The researchers say the main reason for this shift is pension managers’ belief that alternative investments can yield superior returns — so-called alpha — compared to traditional investments. “Beliefs have played a central role in this crazy, giant shift in investment portfolios toward alternative assets,” Begenau says. “This goes against what many people thought: Because public pensions are underfunded and are facing a low return investment environment, they are taking on more risks and gambling with retirement savers’ money.”
Instead, pensions are shifting to alternative assets because they’re seeking market-beating returns, Begenau and her colleagues find. (CalPERS has said that private equity was its best-performing asset class in the decade before 2023, bringing home annual returns of nearly 12%, against 8.9% from public equities and 2.4% from fixed income.) Furthermore, these bullish beliefs stem from the powerful role of investment consultants, who advise almost all U.S. public pensions.
Studying capital market assumptions reports published by major investment consulting firms, the researchers found that advisors’ beliefs about the potential relative returns from alternative investments have consistently increased, rising by about 68 basis points since 2001. This “consultant effect” is large enough to account for the entire increase in the share of alternative investments in public pension portfolios.
Moreover, the research found a strong connection between consultants’ animal spirits and the share of alternative investments in their clients’ portfolios, even after controlling for factors like the financial health and size of the pension funds. “Consultants have some influence on the beliefs of their clients, though it’s also possible that pensions choose investment advisors based on their already-held assumptions,” Begenau says.
The authors find that pensions that invested in equities later in the 1990s, just ahead of the dot-com bubble, increased their alternative investments by more than pensions that had invested in equities earlier.
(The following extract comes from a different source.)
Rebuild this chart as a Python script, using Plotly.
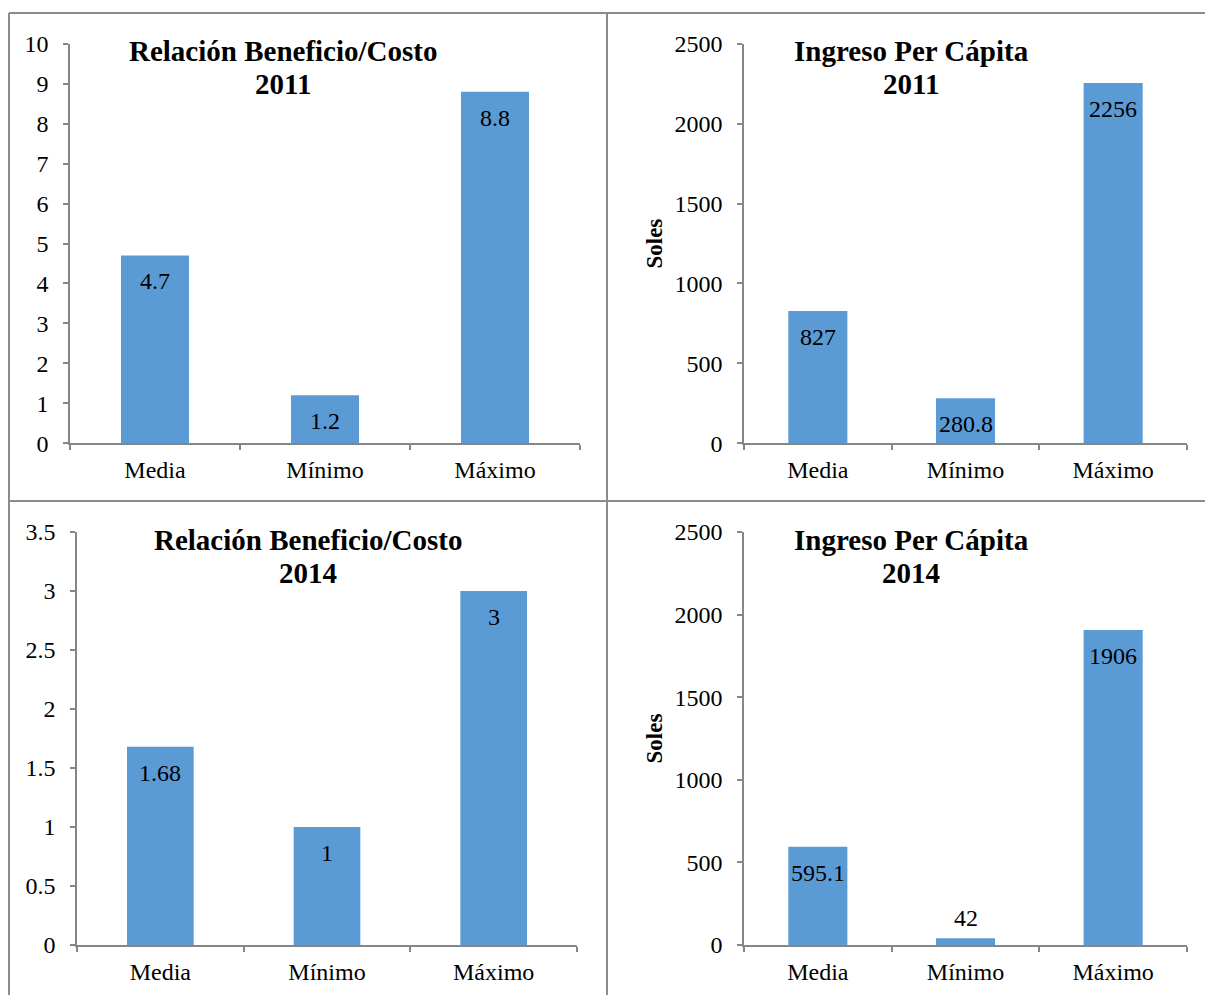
import plotly.graph_objects as go

W, H = 1205, 996
# the paper area is drawn between these screen rows
PAPER_TOP, PAPER_BOTTOM = 12, 984

categorias = ["Media", "Mínimo", "Máximo"]
bc_2011 = [4.7, 1.2, 8.8]
ingreso_2011 = [827, 280.8, 2256]
bc_2014 = [1.68, 1, 3]
ingreso_2014 = [595.1, 42, 1906]

BAR = "#5B9BD5"
AXIS = "#868686"
FONT = "Liberation Serif, Times New Roman, serif"


def px_x(v):
    return v / W


def px_y(v):
    return 1 - (v - PAPER_TOP) / (PAPER_BOTTOM - PAPER_TOP)


# panel: (values, x-domain px, y-domain px (bottom, top), y-range, dtick, title lines, title center x, title line ys, soles label)
panels = [
    (bc_2011, (70, 580), (443, 43), (0, 10), 1,
     ["Relación Beneficio/Costo", "2011"], 283, (50, 83), False),
    (ingreso_2011, (744, 1187), (443, 43), (0, 2500), 500,
     ["Ingreso Per Cápita", "2011"], 911, (50, 83), True),
    (bc_2014, (77, 577), (946, 532), (0, 3.5), 0.5,
     ["Relación Beneficio/Costo", "2014"], 308, (540, 573), False),
    (ingreso_2014, (744, 1187), (946, 532), (0, 2500), 500,
     ["Ingreso Per Cápita", "2014"], 911, (540, 573), True),
]

fig = go.Figure()
annotations = []
layout_axes = {}

for i, (vals, xd, yd, yr, dt, tlines, tx, tys, soles) in enumerate(panels, start=1):
    xa = "x" if i == 1 else f"x{i}"
    ya = "y" if i == 1 else f"y{i}"
    fig.add_trace(go.Bar(
        x=categorias, y=vals, xaxis=xa, yaxis=ya,
        marker=dict(color=BAR, line=dict(width=0)),
        width=0.4, showlegend=False, hoverinfo="x+y",
    ))
    layout_axes["xaxis" if i == 1 else f"xaxis{i}"] = dict(
        domain=[px_x(xd[0]), px_x(xd[1])], anchor=ya,
        showline=True, linecolor=AXIS, linewidth=1.5,
        ticks="outside", tickson="boundaries", ticklen=5, tickcolor=AXIS, tickwidth=1.5,
        showgrid=False, zeroline=False,
        tickfont=dict(family=FONT, size=24, color="black"),
        ticklabelstandoff=4,
        fixedrange=True,
    )
    layout_axes["yaxis" if i == 1 else f"yaxis{i}"] = dict(
        domain=[px_y(yd[0]), px_y(yd[1])], anchor=xa,
        range=list(yr), dtick=dt, tick0=0,
        showline=True, linecolor=AXIS, linewidth=1.5,
        ticks="outside", ticklen=5, tickcolor=AXIS, tickwidth=1.5,
        showgrid=False, zeroline=False,
        tickfont=dict(family=FONT, size=24, color="black"),
        ticklabelstandoff=10,
        fixedrange=True,
    )

    # value labels near the top of each bar (above it when the bar is too short)
    for c, v in zip(categorias, vals):
        small = v / yr[1] < 0.05
        annotations.append(dict(
            x=c, y=v, xref=xa, yref=ya, text=str(v), showarrow=False,
            yanchor="bottom" if small else "middle",
            yshift=5 if small else -26,
            font=dict(family=FONT, size=24, color="black"),
        ))

    # chart titles
    for line, ty in zip(tlines, tys):
        annotations.append(dict(
            x=px_x(tx), y=px_y(ty), xref="paper", yref="paper",
            text=f"<b>{line}</b>", showarrow=False,
            xanchor="center", yanchor="middle",
            font=dict(family=FONT, size=29, color="black"),
        ))

    if soles:
        annotations.append(dict(
            x=px_x(655), y=px_y((yd[0] + yd[1]) / 2), xref="paper", yref="paper",
            text="<b>Soles</b>", showarrow=False, textangle=-90,
            xanchor="center", yanchor="middle",
            font=dict(family=FONT, size=23, color="black"),
        ))

# frame lines separating the four charts
frame = dict(type="line", xref="paper", yref="paper", line=dict(color="#8C8C8C", width=2))
shapes = [
    dict(frame, x0=px_x(9), x1=1, y0=px_y(12), y1=px_y(12)),
    dict(frame, x0=px_x(9), x1=px_x(9), y0=px_y(12), y1=px_y(H)),
    dict(frame, x0=px_x(607), x1=px_x(607), y0=px_y(12), y1=px_y(H)),
    dict(frame, x0=px_x(9), x1=1, y0=px_y(501), y1=px_y(501)),
]

fig.update_layout(
    width=W, height=H,
    margin=dict(l=0, r=0, t=0, b=0),
    paper_bgcolor="white", plot_bgcolor="white",
    font=dict(family=FONT, color="black"),
    annotations=annotations, shapes=shapes,
    **layout_axes,
)

fig.write_html("out.html", config={"displayModeBar": False})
This is likely due to the low returns on stocks in the late 1990s. This experience led these pensions to view alternative investments more favorably and adjust their portfolios in the 2000s. When pensions decided to invest in public equities explained about one-fifth of the differences across pensions in their shift toward alternatives from 2002 to 2021.
Following the Herd
Supply-side factors might also have played a role in the increase of alternative investments by public pensions. For instance, investors now have better access to privately owned companies through private equity limited partnerships. And the availability of alternative investments has grown, from 2% of all global “risky” assets in 2000 to 8% in 2020.
The researchers also found that pensions exhibit herd mentality, tending to invest similarly to their nearby peers when choosing between alternative investments and stocks. The most likely reason is that pension managers learn from local colleagues about the risks and rewards of alternative assets, perhaps by sharing information or attending the same conferences. “Even pensions with little pressure to follow the herd still invest similarly to other retirement plans nearby,” Begenau says.
However, her study found little evidence that the desire for risk-taking explains pensions’ turn toward alternative assets. For example, a drop in pension funding from 2002 to 2020 — a key indicator of higher risk tolerance — only accounted for about 1% of the reasons pensions were choosing to pour capital into more illiquid and opaque classes of assets.
Furthermore, the paper shows that the rise in alternative investments has been primarily driven by a shift in the types of risky assets held in portfolios rather than a broader increase in all types of risky assets. For instance, while corporate retirement plans in the U.S. and the United Kingdom have seen an increase in their proportion of alternative assets since the early 2000s, their overall proportion of risky investments has decreased.